Min, Rik; Yu, Tao; Spenkelink, Gerd; Vos, Hans (2004)
A comparison of parallelism in interface designs for computer-based learning environments
Journal of Computer Assisted Learning, Vol. 20, No. 5, October, pp. 360–367
Review by: Dreier, Matthias (2004-10-27)
Min and his team at the University of Twente have studied interfaces for parallel instruction for over a decade. In problem-solving tasks the information to solve a problem is usually presented in several documents. This may cause attention split effects and cognitive overload; aspects that have also been addressed by the cognitive load theory or Richard E. Mayer’s theory of multimedia learning.
The authors argue that traditional courseware for eLearning is often designed in an almost linear way, either a series of screen pages or very long scrollable hypertext pages. Learners have to use overlapping windows to deal with more than one document at a time.

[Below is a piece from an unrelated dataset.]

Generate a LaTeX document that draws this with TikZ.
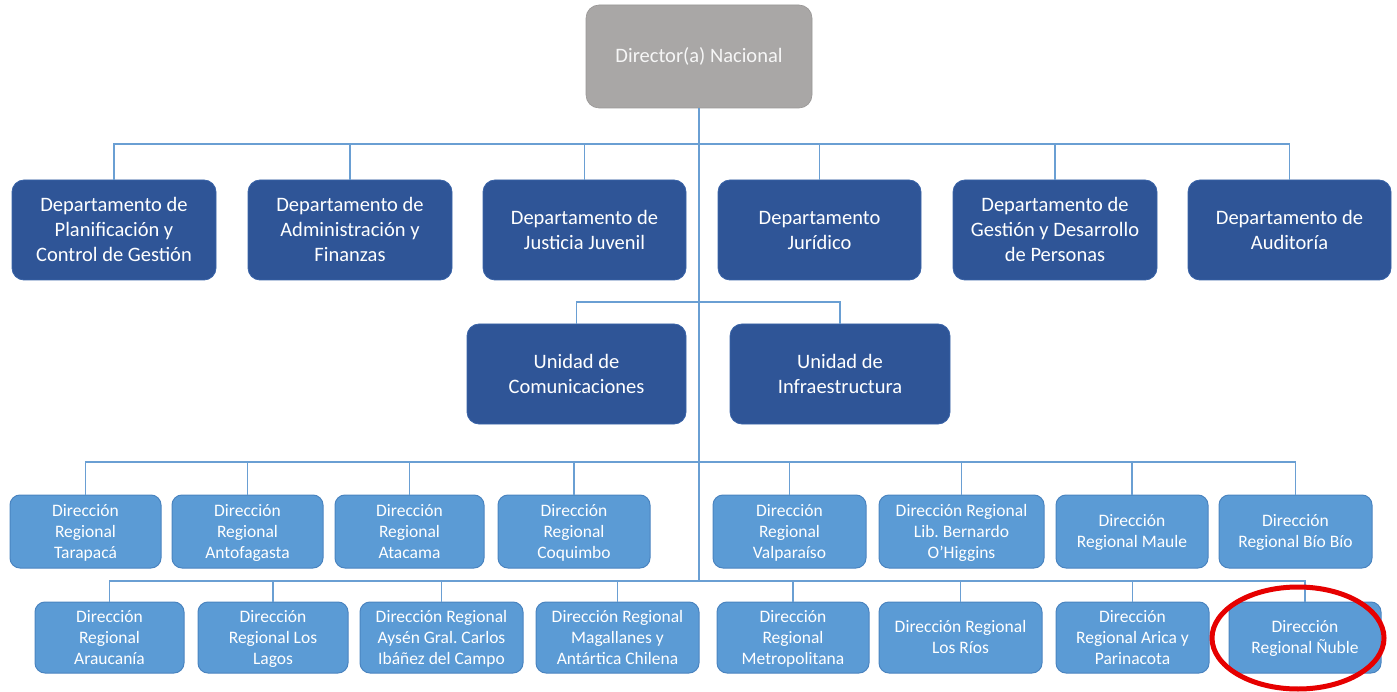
\documentclass[tikz,border=0pt]{standalone}
\usepackage{fontspec}
\setmainfont{Carlito}
\frenchspacing
\usetikzlibrary{shapes.geometric}
\definecolor{darkbox}{HTML}{2F5597}
\definecolor{darkedge}{HTML}{3A64A8}
\definecolor{lightbox}{HTML}{5B9BD5}
\definecolor{lightedge}{HTML}{4A84C0}
\definecolor{graybox}{HTML}{A9A7A6}
\definecolor{linecol}{HTML}{6A9FD3}
\definecolor{redring}{HTML}{E60000}
\newcommand\myDT{\rule{0pt}{19pt}}
\newcommand\myDB{\rule[-5pt]{0pt}{5pt}}
\newcommand\myRT{\rule{0pt}{16pt}}
\newcommand\myRB{\rule[-5pt]{0pt}{5pt}}
\tikzset{
  dirbox/.style={rectangle, rounded corners=13pt, fill=graybox, draw=graybox!90!black, line width=0.6pt,
    text=white!93!gray, align=center, inner sep=0pt, font=\fontsize{20.5}{25}\selectfont},
  deptbox/.style={rectangle, rounded corners=12pt, fill=darkbox, draw=darkedge, line width=0.8pt,
    text=white, align=center, inner sep=0pt, minimum height=100pt, font=\fontsize{20.5}{25}\selectfont},
  regbox/.style={rectangle, rounded corners=10pt, fill=lightbox, draw=lightedge, line width=1pt,
    text=white, align=center, inner sep=0pt, font=\fontsize{17.5}{21}\selectfont},
  link/.style={draw=linecol, line width=1.3pt},
  trunk/.style={draw=linecol, line width=2.8pt},
}
\begin{document}
\begin{tikzpicture}[x=1pt,y=-1pt]
\useasboundingbox (0,0) rectangle (1397,692);
% director
\node[dirbox, minimum width=226pt, minimum height=103pt] (dir) at (699,56.5) {Director(a) Nacional};
% departments
\node[deptbox, minimum width=204pt] (d1) at (114,230) {\myDT Departamento de\\Planificación y\\Control de Gestión\myDB};
\node[deptbox, minimum width=204pt] (d2) at (350,230) {\myDT Departamento de\\Administración y\\Finanzas\myDB};
\node[deptbox, minimum width=203pt] (d3) at (584.5,230) {\myDT Departamento de\\Justicia Juvenil\myDB};
\node[deptbox, minimum width=203pt] (d4) at (819.5,230) {\myDT Departamento\\Jurídico\myDB};
\node[deptbox, minimum width=204pt] (d5) at (1055,230) {\myDT Departamento de\\Gestión y Desarrollo\\de Personas\myDB};
\node[deptbox, minimum width=203pt] (d6) at (1289.5,230) {\myDT Departamento de\\Auditoría\myDB};
% units
\node[deptbox, minimum width=219pt] (u1) at (576.5,374) {\myDT Unidad de\\Comunicaciones\myDB};
\node[deptbox, minimum width=220pt] (u2) at (840,374) {\myDT Unidad de\\Infraestructura\myDB};
% regional row 1
\node[regbox, minimum width=151pt, minimum height=73pt] (r1) at (85.5,531.5) {\myRT Dirección\\Regional\\Tarapacá\myRB};
\node[regbox, minimum width=151pt, minimum height=73pt] (r2) at (247.5,531.5) {\myRT Dirección\\Regional\\Antofagasta\myRB};
\node[regbox, minimum width=149pt, minimum height=73pt] (r3) at (409.5,531.5) {\myRT Dirección\\Regional\\Atacama\myRB};
\node[regbox, minimum width=152pt, minimum height=73pt] (r4) at (574,531.5) {\myRT Dirección\\Regional\\Coquimbo\myRB};
\node[regbox, minimum width=153pt, minimum height=73pt] (r5) at (789.5,531.5) {\myRT Dirección\\Regional\\Valparaíso\myRB};
\node[regbox, minimum width=165pt, minimum height=73pt] (r6) at (961.5,531.5) {\myRT Dirección Regional\\Lib. Bernardo\\O’Higgins\myRB};
\node[regbox, minimum width=152pt, minimum height=73pt] (r7) at (1132,531.5) {\myRT Dirección\\Regional Maule\myRB};
\node[regbox, minimum width=153pt, minimum height=73pt] (r8) at (1295.5,531.5) {\myRT Dirección\\Regional Bío Bío\myRB};
% regional row 2
\node[regbox, minimum width=149pt, minimum height=71pt] (s1) at (109.5,637.5) {\myRT Dirección\\Regional\\Araucanía\myRB};
\node[regbox, minimum width=150pt, minimum height=71pt] (s2) at (273,637.5) {\myRT Dirección\\Regional Los\\Lagos\myRB};
\node[regbox, minimum width=163pt, minimum height=71pt] (s3) at (441.5,637.5) {\myRT Dirección Regional\\Aysén Gral. Carlos\\Ibáñez del Campo\myRB};
\node[regbox, minimum width=163pt, minimum height=71pt] (s4) at (617.5,637.5) {\myRT Dirección Regional\\Magallanes y\\Antártica Chilena\myRB};
\node[regbox, minimum width=152pt, minimum height=71pt] (s5) at (793,637.5) {\myRT Dirección\\Regional\\Metropolitana\myRB};
\node[regbox, minimum width=163pt, minimum height=71pt] (s6) at (960.5,637.5) {\myRT Dirección Regional\\Los Ríos\myRB};
\node[regbox, minimum width=153pt, minimum height=71pt] (s7) at (1132.5,637.5) {\myRT Dirección\\Regional Arica y\\Parinacota\myRB};
\node[regbox, minimum width=152pt, minimum height=71pt] (s8) at (1305,637.5) {\myRT Dirección\\Regional Ñuble\myRB};
% bus points on trunk
\coordinate (bd) at (699,144);
\coordinate (bu) at (699,302);
\coordinate (br) at (699,462);
\coordinate (bs) at (699,581);
% connectors
\foreach \n in {d1,d2,d3,d4,d5,d6} {\draw[link] (bd) -| (\n.north);}
\foreach \n in {u1,u2} {\draw[link] (bu) -| (\n.north);}
\foreach \n in {r1,r2,r3,r4,r5,r6,r7,r8} {\draw[link] (br) -| (\n.north);}
\foreach \n in {s1,s2,s3,s4,s5,s6,s7,s8} {\draw[link] (bs) -| (\n.north);}
\draw[trunk] (dir.south) -- (bs);
% highlight ring
\node[ellipse, draw=redring, line width=5pt, minimum width=172pt, minimum height=102pt, inner sep=0pt] (ring) at (1298,638) {};
\end{tikzpicture}
\end{document}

The authors led an experiment where they presented similar tasks in five different designs to 18 participants. The courseware consisted of a problem page and an instruction page. The designs included a two-frame version, two designs of overlapping windows, a very long page, and a control design where the instructions and the problem description were displayed on two different screens at a distance of two meters. The participants performed best with the two-frame design, though not significantly better than with the other versions. The interviews after the test showed that they also liked the two-frame design best.
The results of the experiment are somewhat surprising. Apparently the participants did not like the freedom to move and resize the windows. In the fixed, two-frame version with two individually scrollable columns they performed best. The fact that the participants disliked the very long page most but performed second-best with that version is surprising, too; another indication that user satisfaction and user performance do not always correlate. It is, perhaps, a little bit too ambitious to derive a theory of parallelism from such experiments. Nevertheless, the design principles presented in the article can be applied to other multimedia courseware as well.